Opinión

¿Quién manda aquí?

En Dinamarca no ha habido mayorías absolutas desde hace cien años y, a pesar de ello, su administración, gobierno y sociedad han seguido progresando. Eso demuestra que nada más efectivo que la necesidad y la costumbre para sacar adelante las cosas.

Las necesidades en nuestro país están bastante claras y no van a cambiar demasiado en los próximos tiempos, pero algunas costumbres puede que sí lo hagan. Aquí se suele decir, de un modo un tanto petulante, que no tenemos cultura de pacto, pero no sé si es cierto. Al igual que los europeos –que cuando vieron la tarea de reconstrucción que les esperaba tras la segunda guerra mundial, se pusieron rápidamente de acuerdo en no pelearse más– los españoles hicimos algo parecido tras la guerra civil. Lo que pasa es que aquí la costumbre de pactos de los últimos veinticinco años se basó sobre todo en el pacto-chantaje debido a la sobrerrepresentación de algunas minorías en nuestro sistema electoral.

Ahora, los pactos van a ser un poco diferentes. No se tratará tanto como antes de un grupo de gran peso que depende de otro pequeño, sino de grupos de peso medio e impacto muy localizado que intentarán jugar cada uno con las flaquezas de los otros. Se nota que en eso ciertamente no hay tanta costumbre, porque para acercarse a esos nuevos pactos se ha utilizado la vieja e inservible retórica de las altisonantes y épicas líneas rojas. Por supuesto, a la hora de la verdad, en menos de media semana, las líneas rojas de todos han empezado a desteñirse y, aunque parezca poco serio, eso en el fondo es buena cosa. Porque para pedirnos un pedazo de poder debemos hablar, deliberar y negociar entre nosotros. Y eso obliga a mirarse unos a otros, mostrar las pretensiones, ser transparentes hasta la obscenidad.
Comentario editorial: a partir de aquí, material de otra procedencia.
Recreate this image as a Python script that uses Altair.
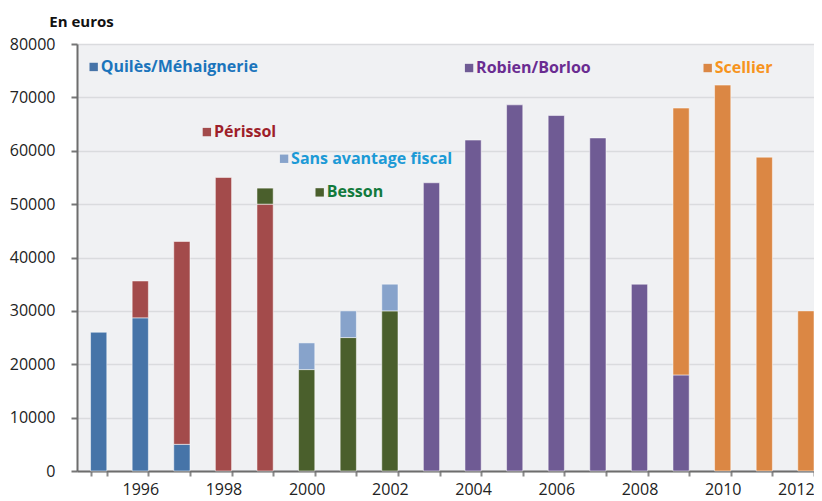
import altair as alt
import pandas as pd

years = list(range(1995, 2013))
series_names = ["Quilès/Méhaignerie", "Périssol", "Besson", "Sans avantage fiscal", "Robien/Borloo", "Scellier"]
quiles   = [26000, 28700, 5000, 0, 0, 0, 0, 0, 0, 0, 0, 0, 0, 0, 0, 0, 0, 0]
perissol = [0, 6900, 38000, 55000, 50000, 0, 0, 0, 0, 0, 0, 0, 0, 0, 0, 0, 0, 0]
besson   = [0, 0, 0, 0, 3000, 19000, 25000, 30000, 0, 0, 0, 0, 0, 0, 0, 0, 0, 0]
sans     = [0, 0, 0, 0, 0, 5000, 5000, 5000, 0, 0, 0, 0, 0, 0, 0, 0, 0, 0]
robien   = [0, 0, 0, 0, 0, 0, 0, 0, 54000, 62000, 68600, 66600, 62400, 35000, 18000, 0, 0, 0]
scellier = [0, 0, 0, 0, 0, 0, 0, 0, 0, 0, 0, 0, 0, 0, 50000, 72300, 58800, 30000]
series_values = [quiles, perissol, besson, sans, robien, scellier]

bar_colors = ["#4674a8", "#a34b4b", "#4a5f2c", "#87a3cb", "#6f5b94", "#db8744"]
text_colors = ["#1b75bc", "#9e1f2a", "#127a3c", "#1c9ad6", "#6a2c91", "#f7941d"]

# legend-like annotations inside the plot
ann_years = [1995, 1997, 2000, 1999, 2004, 2010]
ann_values = [75700, 63500, 52200, 58500, 75500, 75500]
ann_offsets = [-5, 25, 13, 19, -4, -15]

y_ticks = [0, 10000, 20000, 30000, 40000, 50000, 60000, 70000, 80000]

FONT = "Open Sans"

rows = []
for i, (name, vals) in enumerate(zip(series_names, series_values)):
    for yr, v in zip(years, vals):
        if v > 0:
            rows.append({"year": yr, "value": v, "series": name, "idx": i})
df = pd.DataFrame(rows)

x_enc = alt.X(
    "year:O",
    scale=alt.Scale(domain=years, paddingInner=0.61, paddingOuter=0.163, align=1),
    axis=alt.Axis(
        title=None, labelAngle=0, tickBand="extent",
        labelExpr="datum.value % 2 == 0 ? datum.label : ''",
        labelOffset={"expr": "datum.value == 2012 ? -10 : 0"},
        labelOverlap=False, domainColor="#6d6d6d", domainWidth=2,
        tickColor="#8a8a8a", tickWidth=2, tickSize=5,
        labelFont=FONT, labelFontSize=16, labelColor="#222222",
        labelPadding=5, grid=False,
    ),
)
y_scale = alt.Scale(domain=[0, 80000], nice=False)
y_axis = alt.Axis(
    title=None, values=y_ticks, format="d",
    gridColor="#dadbde", gridWidth=1.5,
    domainColor="#6d6d6d", domainWidth=2,
    tickColor="#777777", tickWidth=2, tickSize=6,
    labelFont=FONT, labelFontSize=16, labelColor="#222222", labelPadding=16,
)

bars = alt.Chart(df).mark_bar(stroke="#ffffff", strokeWidth=1, strokeOpacity=0.5).encode(
    x=x_enc,
    y=alt.Y("value:Q", stack="zero", scale=y_scale, axis=y_axis),
    color=alt.Color("series:N", scale=alt.Scale(domain=series_names, range=bar_colors), legend=None),
    order=alt.Order("idx:Q"),
)

layers = [bars]
for name, yr, val, off, bc, tc in zip(series_names, ann_years, ann_values, ann_offsets, bar_colors, text_colors):
    adf = pd.DataFrame([{"year": yr, "value": val, "label": name}])
    sq = alt.Chart(adf).mark_square(size=70, xOffset=off, color=bc, opacity=1).encode(
        x=alt.X("year:O"),
        y=alt.Y("value:Q", stack=None),
    )
    tx = alt.Chart(adf).mark_text(
        align="left", baseline="middle", dx=off + 7, font=FONT,
        fontSize=16, fontWeight="bold", color=tc,
    ).encode(
        x=alt.X("year:O"),
        y=alt.Y("value:Q", stack=None),
        text="label:N",
    )
    layers += [sq, tx]

chart = alt.layer(*layers).properties(
    width=737, height=427,
    autosize=alt.AutoSizeParams(type="none"),
    padding={"left": 69, "top": 36, "right": 0, "bottom": 30},
    title=alt.TitleParams("En euros", anchor="start", frame="bounds", dx=40,
                          fontSize=15, fontWeight="bold", font=FONT, color="#111111", offset=6),
).configure_view(fill="#f0f1f3", stroke=None)

chart.save("out.html", embed_options={"renderer": "svg", "actions": False})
Decía DeGaulle que no hay nada que refuerce más la autoridad que el silencio. Lo bueno de los pactos es que, cuando algunos políticos procuran aparentar estar por encima de las pasiones, necesidades y debilidades de cualquier hijo de vecino, la obligación de negociar les hace aparecer en público necesariamente por el camino más democrático del mundo: que es aquel de convertirse en espectáculo, nos guste o no, los unos para los otros.